=== MATERIAL ===

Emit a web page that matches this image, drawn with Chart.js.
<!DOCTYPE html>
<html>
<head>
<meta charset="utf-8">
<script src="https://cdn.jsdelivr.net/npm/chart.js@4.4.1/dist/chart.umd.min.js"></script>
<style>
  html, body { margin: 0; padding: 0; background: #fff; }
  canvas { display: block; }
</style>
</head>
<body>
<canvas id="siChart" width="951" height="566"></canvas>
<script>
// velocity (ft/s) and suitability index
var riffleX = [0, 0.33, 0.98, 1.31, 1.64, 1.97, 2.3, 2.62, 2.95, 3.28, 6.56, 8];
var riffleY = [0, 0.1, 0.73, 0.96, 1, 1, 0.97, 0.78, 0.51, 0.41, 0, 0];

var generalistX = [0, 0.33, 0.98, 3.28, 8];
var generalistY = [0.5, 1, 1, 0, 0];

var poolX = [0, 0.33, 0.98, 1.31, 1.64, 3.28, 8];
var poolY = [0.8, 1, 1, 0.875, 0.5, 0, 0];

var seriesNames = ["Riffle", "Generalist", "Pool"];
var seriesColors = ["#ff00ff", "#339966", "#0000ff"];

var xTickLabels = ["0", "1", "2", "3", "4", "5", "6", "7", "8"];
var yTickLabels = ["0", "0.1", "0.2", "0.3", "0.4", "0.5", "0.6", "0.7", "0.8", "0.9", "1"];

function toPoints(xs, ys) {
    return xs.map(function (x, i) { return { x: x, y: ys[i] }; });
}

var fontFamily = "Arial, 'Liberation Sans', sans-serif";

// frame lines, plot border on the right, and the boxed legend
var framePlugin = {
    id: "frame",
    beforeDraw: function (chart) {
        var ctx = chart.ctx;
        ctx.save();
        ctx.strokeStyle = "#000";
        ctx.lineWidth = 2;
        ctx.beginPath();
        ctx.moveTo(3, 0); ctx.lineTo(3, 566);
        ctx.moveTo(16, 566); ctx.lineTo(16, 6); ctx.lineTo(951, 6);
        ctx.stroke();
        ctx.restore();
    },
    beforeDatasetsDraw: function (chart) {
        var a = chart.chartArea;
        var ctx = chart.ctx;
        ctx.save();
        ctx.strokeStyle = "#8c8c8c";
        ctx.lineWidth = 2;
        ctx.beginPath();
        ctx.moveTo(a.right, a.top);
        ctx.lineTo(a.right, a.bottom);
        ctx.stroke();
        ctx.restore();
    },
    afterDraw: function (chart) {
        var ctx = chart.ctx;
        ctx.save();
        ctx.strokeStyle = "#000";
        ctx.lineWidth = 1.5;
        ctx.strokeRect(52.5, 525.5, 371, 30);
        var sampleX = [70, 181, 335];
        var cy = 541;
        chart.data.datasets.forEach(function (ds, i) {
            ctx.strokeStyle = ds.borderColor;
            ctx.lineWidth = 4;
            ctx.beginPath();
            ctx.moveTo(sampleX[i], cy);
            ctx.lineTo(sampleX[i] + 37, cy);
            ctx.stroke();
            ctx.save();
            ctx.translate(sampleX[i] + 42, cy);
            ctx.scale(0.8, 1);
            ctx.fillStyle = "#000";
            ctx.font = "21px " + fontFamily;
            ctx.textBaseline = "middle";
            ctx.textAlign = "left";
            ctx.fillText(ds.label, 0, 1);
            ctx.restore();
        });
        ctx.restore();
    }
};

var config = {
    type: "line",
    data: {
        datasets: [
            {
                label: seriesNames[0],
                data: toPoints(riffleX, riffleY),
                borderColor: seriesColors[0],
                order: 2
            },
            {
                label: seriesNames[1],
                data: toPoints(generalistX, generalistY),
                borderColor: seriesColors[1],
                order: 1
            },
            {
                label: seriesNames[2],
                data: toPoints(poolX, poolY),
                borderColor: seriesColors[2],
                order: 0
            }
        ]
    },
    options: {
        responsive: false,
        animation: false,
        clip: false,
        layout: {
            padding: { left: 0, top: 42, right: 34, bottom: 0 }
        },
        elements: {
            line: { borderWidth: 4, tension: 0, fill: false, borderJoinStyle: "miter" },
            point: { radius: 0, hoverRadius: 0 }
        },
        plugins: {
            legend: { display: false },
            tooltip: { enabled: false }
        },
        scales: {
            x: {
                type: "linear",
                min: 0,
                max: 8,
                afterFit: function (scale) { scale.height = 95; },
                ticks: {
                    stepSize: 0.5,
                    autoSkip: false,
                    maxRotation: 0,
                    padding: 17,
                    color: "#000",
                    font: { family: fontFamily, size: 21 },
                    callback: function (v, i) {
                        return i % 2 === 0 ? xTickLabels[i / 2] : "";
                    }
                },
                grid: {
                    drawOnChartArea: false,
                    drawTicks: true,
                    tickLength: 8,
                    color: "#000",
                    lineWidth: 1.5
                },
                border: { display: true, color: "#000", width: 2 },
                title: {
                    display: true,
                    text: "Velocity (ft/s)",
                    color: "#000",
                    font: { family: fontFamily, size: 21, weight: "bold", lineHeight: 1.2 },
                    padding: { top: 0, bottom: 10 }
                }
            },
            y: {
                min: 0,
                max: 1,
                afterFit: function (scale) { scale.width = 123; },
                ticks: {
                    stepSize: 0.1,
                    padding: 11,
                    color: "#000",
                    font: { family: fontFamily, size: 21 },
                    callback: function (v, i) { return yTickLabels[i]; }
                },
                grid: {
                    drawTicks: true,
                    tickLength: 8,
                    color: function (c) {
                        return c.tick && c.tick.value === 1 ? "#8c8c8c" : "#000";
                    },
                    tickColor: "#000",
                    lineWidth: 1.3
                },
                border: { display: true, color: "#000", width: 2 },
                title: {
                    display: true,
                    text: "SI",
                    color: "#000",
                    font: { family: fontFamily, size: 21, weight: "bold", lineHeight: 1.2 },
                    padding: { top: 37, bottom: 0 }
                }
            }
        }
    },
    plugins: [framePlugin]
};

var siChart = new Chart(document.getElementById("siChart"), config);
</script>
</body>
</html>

===

[DO THIS]: Your task is to repeat every line exactly.

[COMPLETE OUTPUT]:
Emit a web page that matches this image, drawn with Chart.js.
<!DOCTYPE html>
<html>
<head>
<meta charset="utf-8">
<script src="https://cdn.jsdelivr.net/npm/chart.js@4.4.1/dist/chart.umd.min.js"></script>
<style>
  html, body { margin: 0; padding: 0; background: #fff; }
  canvas { display: block; }
</style>
</head>
<body>
<canvas id="siChart" width="951" height="566"></canvas>
<script>
// velocity (ft/s) and suitability index
var riffleX = [0, 0.33, 0.98, 1.31, 1.64, 1.97, 2.3, 2.62, 2.95, 3.28, 6.56, 8];
var riffleY = [0, 0.1, 0.73, 0.96, 1, 1, 0.97, 0.78, 0.51, 0.41, 0, 0];

var generalistX = [0, 0.33, 0.98, 3.28, 8];
var generalistY = [0.5, 1, 1, 0, 0];

var poolX = [0, 0.33, 0.98, 1.31, 1.64, 3.28, 8];
var poolY = [0.8, 1, 1, 0.875, 0.5, 0, 0];

var seriesNames = ["Riffle", "Generalist", "Pool"];
var seriesColors = ["#ff00ff", "#339966", "#0000ff"];

var xTickLabels = ["0", "1", "2", "3", "4", "5", "6", "7", "8"];
var yTickLabels = ["0", "0.1", "0.2", "0.3", "0.4", "0.5", "0.6", "0.7", "0.8", "0.9", "1"];

function toPoints(xs, ys) {
    return xs.map(function (x, i) { return { x: x, y: ys[i] }; });
}

var fontFamily = "Arial, 'Liberation Sans', sans-serif";

// frame lines, plot border on the right, and the boxed legend
var framePlugin = {
    id: "frame",
    beforeDraw: function (chart) {
        var ctx = chart.ctx;
        ctx.save();
        ctx.strokeStyle = "#000";
        ctx.lineWidth = 2;
        ctx.beginPath();
        ctx.moveTo(3, 0); ctx.lineTo(3, 566);
        ctx.moveTo(16, 566); ctx.lineTo(16, 6); ctx.lineTo(951, 6);
        ctx.stroke();
        ctx.restore();
    },
    beforeDatasetsDraw: function (chart) {
        var a = chart.chartArea;
        var ctx = chart.ctx;
        ctx.save();
        ctx.strokeStyle = "#8c8c8c";
        ctx.lineWidth = 2;
        ctx.beginPath();
        ctx.moveTo(a.right, a.top);
        ctx.lineTo(a.right, a.bottom);
        ctx.stroke();
        ctx.restore();
    },
    afterDraw: function (chart) {
        var ctx = chart.ctx;
        ctx.save();
        ctx.strokeStyle = "#000";
        ctx.lineWidth = 1.5;
        ctx.strokeRect(52.5, 525.5, 371, 30);
        var sampleX = [70, 181, 335];
        var cy = 541;
        chart.data.datasets.forEach(function (ds, i) {
            ctx.strokeStyle = ds.borderColor;
            ctx.lineWidth = 4;
            ctx.beginPath();
            ctx.moveTo(sampleX[i], cy);
            ctx.lineTo(sampleX[i] + 37, cy);
            ctx.stroke();
            ctx.save();
            ctx.translate(sampleX[i] + 42, cy);
            ctx.scale(0.8, 1);
            ctx.fillStyle = "#000";
            ctx.font = "21px " + fontFamily;
            ctx.textBaseline = "middle";
            ctx.textAlign = "left";
            ctx.fillText(ds.label, 0, 1);
            ctx.restore();
        });
        ctx.restore();
    }
};

var config = {
    type: "line",
    data: {
        datasets: [
            {
                label: seriesNames[0],
                data: toPoints(riffleX, riffleY),
                borderColor: seriesColors[0],
                order: 2
            },
            {
                label: seriesNames[1],
                data: toPoints(generalistX, generalistY),
                borderColor: seriesColors[1],
                order: 1
            },
            {
                label: seriesNames[2],
                data: toPoints(poolX, poolY),
                borderColor: seriesColors[2],
                order: 0
            }
        ]
    },
    options: {
        responsive: false,
        animation: false,
        clip: false,
        layout: {
            padding: { left: 0, top: 42, right: 34, bottom: 0 }
        },
        elements: {
            line: { borderWidth: 4, tension: 0, fill: false, borderJoinStyle: "miter" },
            point: { radius: 0, hoverRadius: 0 }
        },
        plugins: {
            legend: { display: false },
            tooltip: { enabled: false }
        },
        scales: {
            x: {
                type: "linear",
                min: 0,
                max: 8,
                afterFit: function (scale) { scale.height = 95; },
                ticks: {
                    stepSize: 0.5,
                    autoSkip: false,
                    maxRotation: 0,
                    padding: 17,
                    color: "#000",
                    font: { family: fontFamily, size: 21 },
                    callback: function (v, i) {
                        return i % 2 === 0 ? xTickLabels[i / 2] : "";
                    }
                },
                grid: {
                    drawOnChartArea: false,
                    drawTicks: true,
                    tickLength: 8,
                    color: "#000",
                    lineWidth: 1.5
                },
                border: { display: true, color: "#000", width: 2 },
                title: {
                    display: true,
                    text: "Velocity (ft/s)",
                    color: "#000",
                    font: { family: fontFamily, size: 21, weight: "bold", lineHeight: 1.2 },
                    padding: { top: 0, bottom: 10 }
                }
            },
            y: {
                min: 0,
                max: 1,
                afterFit: function (scale) { scale.width = 123; },
                ticks: {
                    stepSize: 0.1,
                    padding: 11,
                    color: "#000",
                    font: { family: fontFamily, size: 21 },
                    callback: function (v, i) { return yTickLabels[i]; }
                },
                grid: {
                    drawTicks: true,
                    tickLength: 8,
                    color: function (c) {
                        return c.tick && c.tick.value === 1 ? "#8c8c8c" : "#000";
                    },
                    tickColor: "#000",
                    lineWidth: 1.3
                },
                border: { display: true, color: "#000", width: 2 },
                title: {
                    display: true,
                    text: "SI",
                    color: "#000",
                    font: { family: fontFamily, size: 21, weight: "bold", lineHeight: 1.2 },
                    padding: { top: 37, bottom: 0 }
                }
            }
        }
    },
    plugins: [framePlugin]
};

var siChart = new Chart(document.getElementById("siChart"), config);
</script>
</body>
</html>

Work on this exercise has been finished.